Verschleiert und geheimnisvoll habe ich die Ruine des Turmes auf dem Land von Torrevelilla wahrgenommen. Immer wieder hat er sich verhüllt, hatte nicht gefunden werden wollen. Dank der Leute des Dorfes hat sich mir seine Geschichte in kleinen Bruchstücken erhellt. Der grosse Rest ist meiner Phantasie entsprungen. Ähnlichkeiten mit lebenden oder verstorbenen Einwohnern sind zufällig. Ich bin tief in die Geschichte des spanischen Bürgerkrieges eingedrungen, habe mich bewegen lassen von der Intensität, der Hoffnung und Gewalt auf beiden Seiten, von persönlichen Schicksalen und so weiss ich: Es hätte sich so zugetragen haben können. Die vielen Jahre von Francos Herrschaft und auch noch danach lag ein Schleier über der Geschichte. «Transición» – Übergang, so wurde es genannt. Verordnetes Schweigen.

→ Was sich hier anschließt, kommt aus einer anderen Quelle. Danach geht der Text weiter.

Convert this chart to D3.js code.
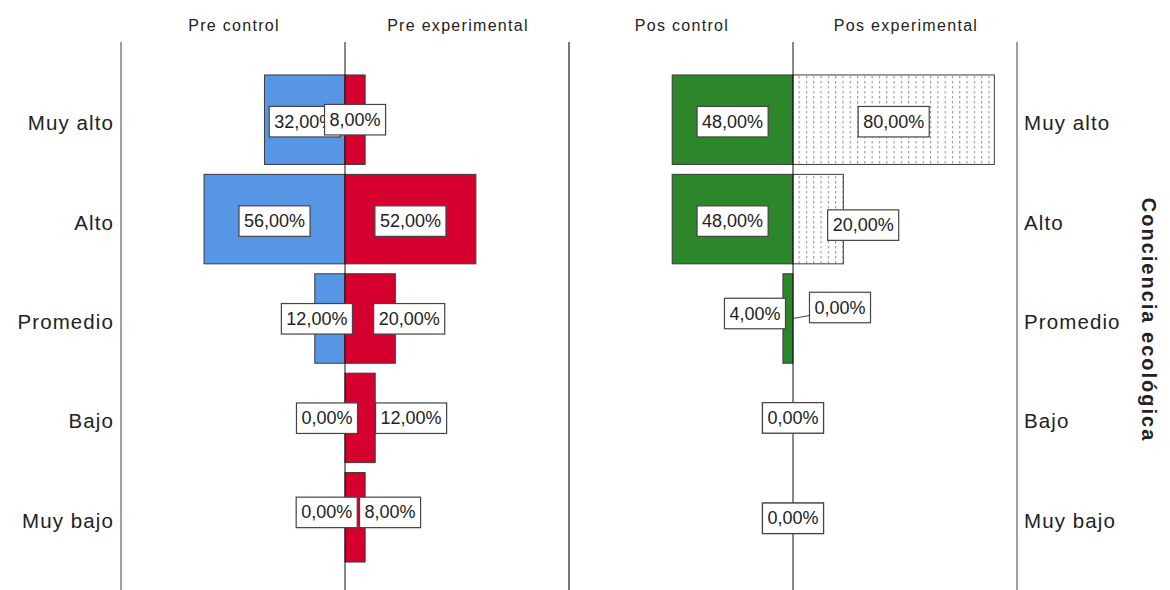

Daran durfte nicht gerührt werden, zum scheinbaren Wohle
des Ganzen. Darunter schwelten die Feuer, klafften die Risse.
Zu meinem Erstaunen ist während der vier Jahre des Schreibens
an diesem Roman die katalanische Frage vehement aufgebrochen,
und damit auch die Altlasten des Bürgerkrieges und seiner weitreichenden Folgen. Vieles wurde und wird jetzt gesagt und eingeklagt. Die Risse werden deutlich, gehen mitten durch Familien und Dörfer. Und, jetzt kann über manches geredet und getrauert werden, verscharrte Leichen werden geborgen, metaphorisch wie auch ganz real, vorerst durch private Initiativen. Noch gibt es keine annehmbare Lösung. Meine Widmung
gilt der Zukunft, in der nicht mehr verschleiernd geschwiegen,
noch polemisch geredet wird, sondern vor Allem zugehört.
Dieses Innehalten und Lauschen brauchen wir alle, nicht nur in Spanien.